What is expected: The data below should be printed in full, exactly, and without any of its images.

--- Recorded data ---

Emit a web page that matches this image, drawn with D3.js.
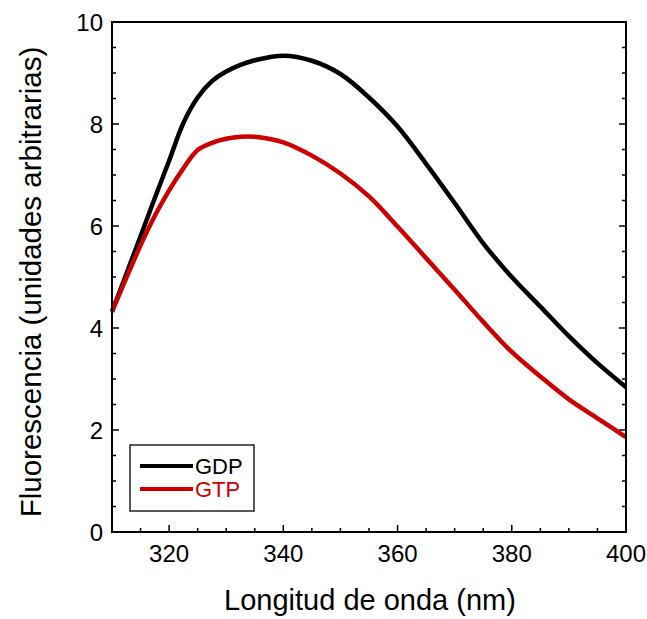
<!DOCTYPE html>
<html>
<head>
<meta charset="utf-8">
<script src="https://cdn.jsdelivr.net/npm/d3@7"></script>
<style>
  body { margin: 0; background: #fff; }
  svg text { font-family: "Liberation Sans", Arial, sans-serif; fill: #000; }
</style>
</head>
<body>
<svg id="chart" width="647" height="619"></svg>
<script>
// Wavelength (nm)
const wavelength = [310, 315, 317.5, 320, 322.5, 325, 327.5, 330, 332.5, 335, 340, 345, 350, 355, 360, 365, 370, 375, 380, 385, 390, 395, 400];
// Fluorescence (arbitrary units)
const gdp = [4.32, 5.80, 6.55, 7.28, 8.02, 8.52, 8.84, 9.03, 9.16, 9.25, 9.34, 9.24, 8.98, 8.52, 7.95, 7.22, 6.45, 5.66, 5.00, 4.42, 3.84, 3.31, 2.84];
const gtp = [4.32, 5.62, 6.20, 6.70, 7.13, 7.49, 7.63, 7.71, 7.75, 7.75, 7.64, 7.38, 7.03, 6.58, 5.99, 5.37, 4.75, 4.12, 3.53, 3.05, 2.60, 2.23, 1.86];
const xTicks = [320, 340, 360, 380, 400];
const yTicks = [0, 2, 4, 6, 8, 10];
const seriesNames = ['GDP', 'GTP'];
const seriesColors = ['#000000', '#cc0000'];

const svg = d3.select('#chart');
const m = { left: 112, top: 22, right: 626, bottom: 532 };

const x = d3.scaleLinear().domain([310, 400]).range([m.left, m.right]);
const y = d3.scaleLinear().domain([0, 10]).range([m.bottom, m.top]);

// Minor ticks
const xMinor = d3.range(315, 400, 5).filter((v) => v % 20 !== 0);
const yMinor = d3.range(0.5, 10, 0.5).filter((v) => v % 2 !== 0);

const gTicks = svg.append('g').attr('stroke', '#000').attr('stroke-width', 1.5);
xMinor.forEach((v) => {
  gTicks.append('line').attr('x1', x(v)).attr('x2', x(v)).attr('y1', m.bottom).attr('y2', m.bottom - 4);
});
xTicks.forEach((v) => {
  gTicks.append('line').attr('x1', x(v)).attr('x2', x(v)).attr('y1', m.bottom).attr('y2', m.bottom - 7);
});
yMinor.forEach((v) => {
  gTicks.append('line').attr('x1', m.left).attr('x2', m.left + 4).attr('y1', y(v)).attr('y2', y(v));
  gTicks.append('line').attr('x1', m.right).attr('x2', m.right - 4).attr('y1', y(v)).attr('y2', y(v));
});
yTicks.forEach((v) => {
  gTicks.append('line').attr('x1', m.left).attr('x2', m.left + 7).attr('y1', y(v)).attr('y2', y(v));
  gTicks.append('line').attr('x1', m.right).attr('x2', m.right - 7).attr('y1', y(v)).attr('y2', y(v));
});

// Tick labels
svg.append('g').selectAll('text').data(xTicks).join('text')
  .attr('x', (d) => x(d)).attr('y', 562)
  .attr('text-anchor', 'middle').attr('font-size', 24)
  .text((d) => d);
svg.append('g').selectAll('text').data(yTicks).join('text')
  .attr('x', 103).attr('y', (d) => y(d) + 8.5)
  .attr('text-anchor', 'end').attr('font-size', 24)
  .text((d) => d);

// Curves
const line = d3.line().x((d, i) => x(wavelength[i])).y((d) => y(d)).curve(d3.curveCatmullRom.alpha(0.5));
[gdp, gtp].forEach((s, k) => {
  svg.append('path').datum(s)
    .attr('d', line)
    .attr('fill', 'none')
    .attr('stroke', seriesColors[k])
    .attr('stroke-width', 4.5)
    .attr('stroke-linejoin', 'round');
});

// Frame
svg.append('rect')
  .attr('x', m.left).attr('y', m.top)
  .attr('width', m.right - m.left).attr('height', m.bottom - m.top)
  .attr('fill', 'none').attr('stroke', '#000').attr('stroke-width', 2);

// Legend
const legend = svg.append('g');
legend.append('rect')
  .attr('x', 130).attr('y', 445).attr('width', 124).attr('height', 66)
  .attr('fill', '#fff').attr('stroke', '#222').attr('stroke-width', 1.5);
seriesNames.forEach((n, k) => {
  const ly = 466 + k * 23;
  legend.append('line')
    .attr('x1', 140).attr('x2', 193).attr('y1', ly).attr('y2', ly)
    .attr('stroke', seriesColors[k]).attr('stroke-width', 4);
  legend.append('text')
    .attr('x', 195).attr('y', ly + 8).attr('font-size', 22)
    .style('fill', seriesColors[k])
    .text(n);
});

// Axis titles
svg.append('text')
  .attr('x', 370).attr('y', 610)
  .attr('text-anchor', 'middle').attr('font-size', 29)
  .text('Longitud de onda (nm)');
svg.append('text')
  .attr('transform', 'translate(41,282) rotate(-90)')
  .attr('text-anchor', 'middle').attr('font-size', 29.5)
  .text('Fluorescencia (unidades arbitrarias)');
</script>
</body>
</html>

---

The completed task:
Emit a web page that matches this image, drawn with D3.js.
<!DOCTYPE html>
<html>
<head>
<meta charset="utf-8">
<script src="https://cdn.jsdelivr.net/npm/d3@7"></script>
<style>
  body { margin: 0; background: #fff; }
  svg text { font-family: "Liberation Sans", Arial, sans-serif; fill: #000; }
</style>
</head>
<body>
<svg id="chart" width="647" height="619"></svg>
<script>
// Wavelength (nm)
const wavelength = [310, 315, 317.5, 320, 322.5, 325, 327.5, 330, 332.5, 335, 340, 345, 350, 355, 360, 365, 370, 375, 380, 385, 390, 395, 400];
// Fluorescence (arbitrary units)
const gdp = [4.32, 5.80, 6.55, 7.28, 8.02, 8.52, 8.84, 9.03, 9.16, 9.25, 9.34, 9.24, 8.98, 8.52, 7.95, 7.22, 6.45, 5.66, 5.00, 4.42, 3.84, 3.31, 2.84];
const gtp = [4.32, 5.62, 6.20, 6.70, 7.13, 7.49, 7.63, 7.71, 7.75, 7.75, 7.64, 7.38, 7.03, 6.58, 5.99, 5.37, 4.75, 4.12, 3.53, 3.05, 2.60, 2.23, 1.86];
const xTicks = [320, 340, 360, 380, 400];
const yTicks = [0, 2, 4, 6, 8, 10];
const seriesNames = ['GDP', 'GTP'];
const seriesColors = ['#000000', '#cc0000'];

const svg = d3.select('#chart');
const m = { left: 112, top: 22, right: 626, bottom: 532 };

const x = d3.scaleLinear().domain([310, 400]).range([m.left, m.right]);
const y = d3.scaleLinear().domain([0, 10]).range([m.bottom, m.top]);

// Minor ticks
const xMinor = d3.range(315, 400, 5).filter((v) => v % 20 !== 0);
const yMinor = d3.range(0.5, 10, 0.5).filter((v) => v % 2 !== 0);

const gTicks = svg.append('g').attr('stroke', '#000').attr('stroke-width', 1.5);
xMinor.forEach((v) => {
  gTicks.append('line').attr('x1', x(v)).attr('x2', x(v)).attr('y1', m.bottom).attr('y2', m.bottom - 4);
});
xTicks.forEach((v) => {
  gTicks.append('line').attr('x1', x(v)).attr('x2', x(v)).attr('y1', m.bottom).attr('y2', m.bottom - 7);
});
yMinor.forEach((v) => {
  gTicks.append('line').attr('x1', m.left).attr('x2', m.left + 4).attr('y1', y(v)).attr('y2', y(v));
  gTicks.append('line').attr('x1', m.right).attr('x2', m.right - 4).attr('y1', y(v)).attr('y2', y(v));
});
yTicks.forEach((v) => {
  gTicks.append('line').attr('x1', m.left).attr('x2', m.left + 7).attr('y1', y(v)).attr('y2', y(v));
  gTicks.append('line').attr('x1', m.right).attr('x2', m.right - 7).attr('y1', y(v)).attr('y2', y(v));
});

// Tick labels
svg.append('g').selectAll('text').data(xTicks).join('text')
  .attr('x', (d) => x(d)).attr('y', 562)
  .attr('text-anchor', 'middle').attr('font-size', 24)
  .text((d) => d);
svg.append('g').selectAll('text').data(yTicks).join('text')
  .attr('x', 103).attr('y', (d) => y(d) + 8.5)
  .attr('text-anchor', 'end').attr('font-size', 24)
  .text((d) => d);

// Curves
const line = d3.line().x((d, i) => x(wavelength[i])).y((d) => y(d)).curve(d3.curveCatmullRom.alpha(0.5));
[gdp, gtp].forEach((s, k) => {
  svg.append('path').datum(s)
    .attr('d', line)
    .attr('fill', 'none')
    .attr('stroke', seriesColors[k])
    .attr('stroke-width', 4.5)
    .attr('stroke-linejoin', 'round');
});

// Frame
svg.append('rect')
  .attr('x', m.left).attr('y', m.top)
  .attr('width', m.right - m.left).attr('height', m.bottom - m.top)
  .attr('fill', 'none').attr('stroke', '#000').attr('stroke-width', 2);

// Legend
const legend = svg.append('g');
legend.append('rect')
  .attr('x', 130).attr('y', 445).attr('width', 124).attr('height', 66)
  .attr('fill', '#fff').attr('stroke', '#222').attr('stroke-width', 1.5);
seriesNames.forEach((n, k) => {
  const ly = 466 + k * 23;
  legend.append('line')
    .attr('x1', 140).attr('x2', 193).attr('y1', ly).attr('y2', ly)
    .attr('stroke', seriesColors[k]).attr('stroke-width', 4);
  legend.append('text')
    .attr('x', 195).attr('y', ly + 8).attr('font-size', 22)
    .style('fill', seriesColors[k])
    .text(n);
});

// Axis titles
svg.append('text')
  .attr('x', 370).attr('y', 610)
  .attr('text-anchor', 'middle').attr('font-size', 29)
  .text('Longitud de onda (nm)');
svg.append('text')
  .attr('transform', 'translate(41,282) rotate(-90)')
  .attr('text-anchor', 'middle').attr('font-size', 29.5)
  .text('Fluorescencia (unidades arbitrarias)');
</script>
</body>
</html>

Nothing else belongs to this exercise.